In my experience, we can sometimes view mental health as somehow separate from our physical health, when both are intrinsically linked, and both need regular care and attention. We can also view people with mental health issues as somehow separate from ourselves, when in truth everyone has physical, mental and social health needs, all of which require active care. Mindfulness is a practical tool we can use every day to enhance our mental, physical and social well-being.
As human beings we often know what’s good for us yet repeatedly neglect to take these important steps essential for our self-care. For example, we all know that physical training is good for us, and research shows that exercise can make a hugely positive contribution to a healthy mind, yet we seem to need constant persuasion to do it. We often need to convince and cajole ourselves to get going on that walk, run, swim, etc, despite knowing that it will benefit us. Mindfulness is similar in a way, in that we can experience huge resistance to training the mind but can reap equally huge benefits when we make a conscious decision to develop and practice these skills. This takes time, but once we learn core mindfulness skills and we continue to practice and integrate it into our lives, it can become more a way of being, instead of something else that’s needing to be done.
So, how do we begin training the mind to reach and maintain a healthy level of mental fitness?

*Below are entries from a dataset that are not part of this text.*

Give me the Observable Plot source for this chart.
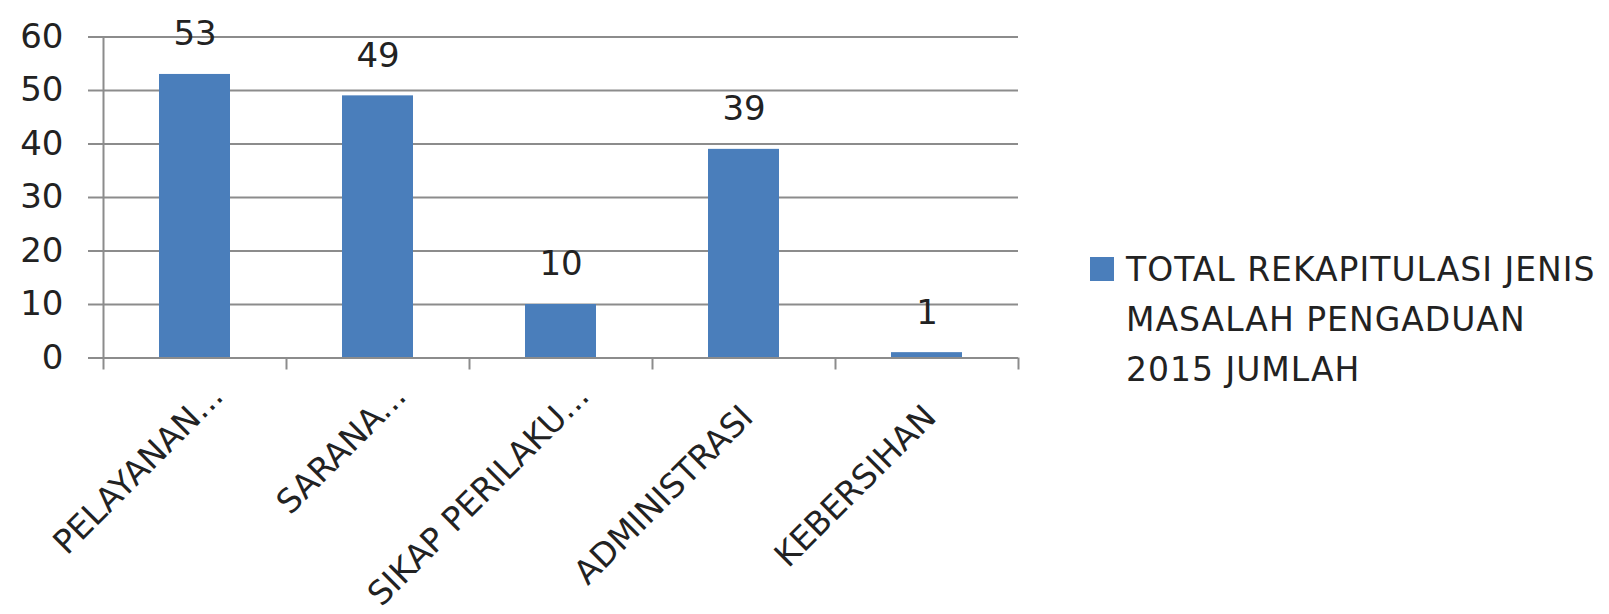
<!DOCTYPE html>
<html>
<head>
<meta charset="utf-8">
<script src="https://cdn.jsdelivr.net/npm/d3@7"></script>
<script src="https://cdn.jsdelivr.net/npm/@observablehq/plot@0.6"></script>
<style>
  html, body { margin: 0; padding: 0; background: #ffffff; }
  #wrap { position: relative; width: 1609px; height: 614px; font-family: "DejaVu Sans", sans-serif; color: #222222; }
  #chart { position: absolute; left: 0; top: 0; }
  #legend { position: absolute; left: 1090px; top: 245px; font-size: 33px; letter-spacing: 1px; line-height: 50px; white-space: nowrap; }
  #legend .row { display: flex; align-items: flex-start; }
  #legend .swatch { width: 24px; height: 24px; margin-top: 12px; margin-right: 12px; flex: none; }
</style>
</head>
<body>
<div id="wrap">
  <div id="chart"></div>
  <div id="legend"></div>
</div>
<script>
// ---- data ----
const categories = ["PELAYANAN...", "SARANA...", "SIKAP PERILAKU...", "ADMINISTRASI", "KEBERSIHAN"];
const values = [53, 49, 10, 39, 1];
const yTicks = [0, 10, 20, 30, 40, 50, 60];
const seriesLines = ["TOTAL REKAPITULASI JENIS", "MASALAH PENGADUAN", "2015 JUMLAH"];

// ---- layout / style ----
const W = 1060, H = 614;
const mL = 103, mR = 42, mT = 36.5, mB = 256.5;
const step = (W - mL - mR) / categories.length;
const barColor = "#4a7ebb";
const lineColor = "#8c8c8c";
const textColor = "#222222";
const fs = 34;
const xfs = 33;

const data = categories.map((c, i) => ({category: c, value: values[i]}));
const truncated = d => d.category.endsWith("...");

const chart = Plot.plot({
  width: W,
  height: H,
  marginLeft: mL,
  marginRight: mR,
  marginTop: mT,
  marginBottom: mB,
  style: {fontFamily: "DejaVu Sans, sans-serif", fontSize: fs + "px", color: textColor, background: "transparent"},
  x: {type: "band", domain: categories, paddingInner: 0.61, paddingOuter: 0.305},
  y: {domain: [0, 60]},
  marks: [
    Plot.gridY(yTicks, {stroke: lineColor, strokeOpacity: 1, strokeWidth: 2}),
    Plot.axisY(yTicks, {tickSize: 15, tickPadding: 25, stroke: lineColor, strokeWidth: 2, fill: textColor, fontSize: fs, label: null, tickFormat: d => String(d)}),
    Plot.barY(data, {x: "category", y: "value", fill: barColor}),
    Plot.ruleY([0], {stroke: lineColor, strokeWidth: 2}),
    Plot.frame({anchor: "left", stroke: lineColor, strokeWidth: 2}),
    Plot.axisX(categories, {tickSize: 12, dx: -step / 2, stroke: lineColor, strokeWidth: 2, tickFormat: () => "", label: null}),
    Plot.axisX([categories[categories.length - 1]], {tickSize: 12, dx: step / 2, stroke: lineColor, strokeWidth: 2, tickFormat: () => "", label: null}),
    Plot.text(data, {x: "category", y: "value", text: d => String(d.value), dy: -40, fontSize: fs, fill: textColor}),
    Plot.text(data, {filter: d => !truncated(d), x: "category", frameAnchor: "bottom", text: "category", rotate: -45, textAnchor: "end", lineAnchor: "bottom", dx: 11, dy: 61, fontSize: xfs, letterSpacing: "1.5px", fill: textColor}),
    Plot.text(data, {filter: truncated, x: "category", frameAnchor: "bottom", text: "category", rotate: -45, textAnchor: "end", lineAnchor: "bottom", dx: 30, dy: 40, fontSize: xfs, letterSpacing: "1.5px", fill: textColor})
  ]
});
document.getElementById("chart").appendChild(chart);

// ---- legend ----
const legend = document.getElementById("legend");
seriesLines.forEach((line, i) => {
  const row = document.createElement("div");
  row.className = "row";
  const sw = document.createElement("div");
  sw.className = "swatch";
  sw.style.background = i === 0 ? barColor : "transparent";
  const t = document.createElement("span");
  t.textContent = line;
  row.appendChild(sw);
  row.appendChild(t);
  legend.appendChild(row);
});
</script>
</body>
</html>
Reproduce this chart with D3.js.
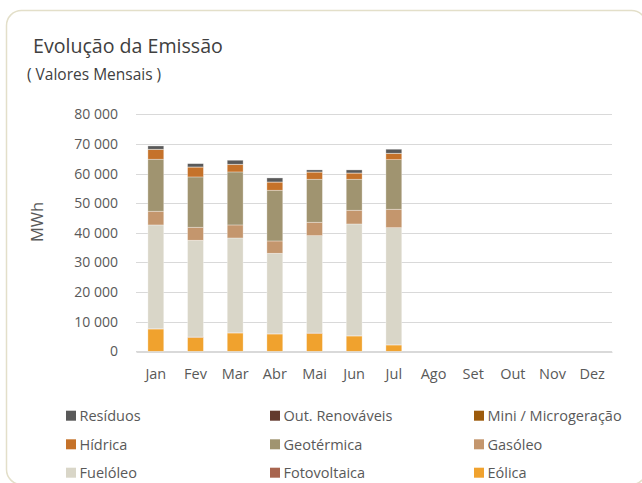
<!DOCTYPE html>
<html>
<head>
<meta charset="utf-8">
<script src="https://cdn.jsdelivr.net/npm/d3@7"></script>
<style>
  body { margin: 0; background: #fff; }
  svg { font-family: "Open Sans", "Noto Sans", sans-serif; }
</style>
</head>
<body>
<svg id="chart" width="642" height="483"></svg>
<script>
// data (MWh)
const months = ["Jan", "Fev", "Mar", "Abr", "Mai", "Jun", "Jul", "Ago", "Set", "Out", "Nov", "Dez"];
const eolica = [7530, 4730, 6180, 5840, 6080, 5170, 2130];
const fotovoltaica = [100, 100, 100, 100, 100, 100, 100];
const fueloleo = [35040, 32670, 31990, 27160, 32870, 37730, 39520];
const gasoleo = [4630, 4390, 4400, 4160, 4530, 4630, 6220];
const geotermica = [17560, 16990, 17900, 17130, 14520, 10470, 16750];
const hidrica = [3330, 3330, 2550, 2750, 2420, 2080, 2120];
const microgeracao = [50, 50, 50, 50, 50, 50, 50];
const outRenovaveis = [0, 0, 0, 0, 0, 0, 0];
const residuos = [1110, 1110, 1350, 1350, 680, 1020, 1350];
const yTicks = [0, 10000, 20000, 30000, 40000, 50000, 60000, 70000, 80000];

// bottom to top
const series = [
  { key: "Eólica", values: eolica, color: "#f0a22e" },
  { key: "Fotovoltaica", values: fotovoltaica, color: "#a8654f" },
  { key: "Fuelóleo", values: fueloleo, color: "#d9d6c8" },
  { key: "Gasóleo", values: gasoleo, color: "#c4966d" },
  { key: "Geotérmica", values: geotermica, color: "#a09470" },
  { key: "Hídrica", values: hidrica, color: "#c5722a" },
  { key: "Mini / Microgeração", values: microgeracao, color: "#9c5a0b" },
  { key: "Out. Renováveis", values: outRenovaveis, color: "#633a2e" },
  { key: "Resíduos", values: residuos, color: "#595959" }
];

const svg = d3.select("#chart");

// frame
svg.append("rect")
  .attr("x", 6.5).attr("y", 10.5)
  .attr("width", 640).attr("height", 474)
  .attr("rx", 15)
  .attr("fill", "none")
  .attr("stroke", "#e3dfc9")
  .attr("stroke-width", 1.5);

svg.append("text")
  .attr("x", 33).attr("y", 53)
  .attr("font-size", 19.6)
  .attr("fill", "#404040")
  .text("Evolução da Emissão");

svg.append("text")
  .attr("x", 27).attr("y", 80)
  .attr("font-size", 15.5)
  .attr("fill", "#404040")
  .text("( Valores Mensais )");

const x = d3.scaleBand().domain(months).range([136, 612]).paddingInner(0.6).paddingOuter(0.3);
const y = d3.scaleLinear().domain([0, 80000]).range([351.3, 114.4]);

// gridlines
svg.append("g")
  .selectAll("line")
  .data(yTicks)
  .join("line")
  .attr("x1", 136).attr("x2", 612)
  .attr("y1", d => Math.round(y(d)) + 0.5)
  .attr("y2", d => Math.round(y(d)) + 0.5)
  .attr("stroke", "#d9d9d9")
  .attr("stroke-width", 1.2);

// y axis labels
const fmt = d => d === 0 ? "0" : d3.format(",")(d).replace(/,/g, " ");
const yAxis = svg.append("g")
  .attr("transform", "translate(118,0)")
  .call(d3.axisLeft(y).tickValues(yTicks).tickFormat(fmt).tickSize(0).tickPadding(0));
yAxis.select(".domain").remove();
yAxis.selectAll("text")
  .attr("font-size", 14).attr("fill", "#595959")
  .attr("font-family", "'Open Sans', sans-serif");

svg.append("text")
  .attr("transform", "translate(43,222) rotate(-90)")
  .attr("text-anchor", "middle")
  .attr("font-size", 16.5).attr("fill", "#595959")
  .text("MWh");

// stacked bars
const rows = months.slice(0, eolica.length).map((m, i) => {
  const r = { month: m };
  series.forEach(s => { r[s.key] = s.values[i]; });
  return r;
});
const stack = d3.stack().keys(series.map(s => s.key))(rows);

svg.append("g")
  .selectAll("g")
  .data(stack)
  .join("g")
  .attr("fill", (d, i) => series[i].color)
  .selectAll("rect")
  .data(d => d)
  .join("rect")
  .attr("x", d => x(d.data.month))
  .attr("width", x.bandwidth())
  .attr("y", d => y(d[1]))
  .attr("height", d => Math.max(0, y(d[0]) - y(d[1])))
  .attr("stroke", "rgba(255,255,255,0.45)")
  .attr("stroke-width", 0.7);

// x axis
const xAxis = svg.append("g")
  .attr("transform", "translate(0,351.8)")
  .call(d3.axisBottom(x).tickSize(0).tickPadding(17));
xAxis.select(".domain").attr("stroke", "#d9d9d9").attr("stroke-width", 1.2);
xAxis.selectAll("text")
  .attr("font-size", 14.5).attr("fill", "#595959")
  .attr("font-family", "'Open Sans', sans-serif");

// legend
const legendOrder = ["Resíduos", "Out. Renováveis", "Mini / Microgeração",
  "Hídrica", "Geotérmica", "Gasóleo",
  "Fuelóleo", "Fotovoltaica", "Eólica"];
const legendCols = [66, 270, 474];
const legendRows = [415.7, 444.3, 472.7];
const legend = svg.append("g")
  .selectAll("g")
  .data(legendOrder)
  .join("g")
  .attr("transform", (d, i) => `translate(${legendCols[i % 3]},${legendRows[Math.floor(i / 3)]})`);
legend.append("rect")
  .attr("x", 0).attr("y", -5)
  .attr("width", 10).attr("height", 10)
  .attr("fill", d => series.find(s => s.key === d).color);
legend.append("text")
  .attr("x", 13.5).attr("y", 5.5)
  .attr("font-size", 14.5).attr("fill", "#595959")
  .text(d => d);
</script>
</body>
</html>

Psychologist Daniel Goleman compares the mind to a gym, and mindfulness meditation to a basic workout. Training the mind to return, again and again, to the present moment is like doing reps! Mindfulness training with the guidance of a suitably trained teacher and the support of a group can help us to build up these essential life skills, working with the mind, the breath and the body.
Another way in which we can instantly return to our present moment experience is through the senses. A simple way to begin might be to stop for a minute or two every now and again the next time that you’re out walking. Stand or sit still and notice your surroundings. What can you see, smell, taste, touch and hear? Be where you are for a moment or two instead of pounding the road for fitness with a busy mind. It is often only when we stop and notice what’s around us that we realise how, even though we’ve been outside walking, we have not been paying attention, perhaps having been hijacked by our thoughts or our busy minds.
Try having an attitude of a beginner’s mind, that is, really looking with curiosity at nature as if for the first time, you will be quite amazed what happens when we intentionally take a pause. Noticing what is in our environment begins the process of slowing down our busy minds and literally coming to our senses. Really feeling the sun on your face, the breeze on your skin, listening to the sound of birdsong or waves, watching the changing sky, the moon and stars, whatever spectacle of nature captures your senses when you pause and take notice. In the kind, simple words of the wonderful American poet, the late Mary Oliver, in her poem ‘Instructions for living a life’,
“Pay attention. Be astonished. Tell about it”.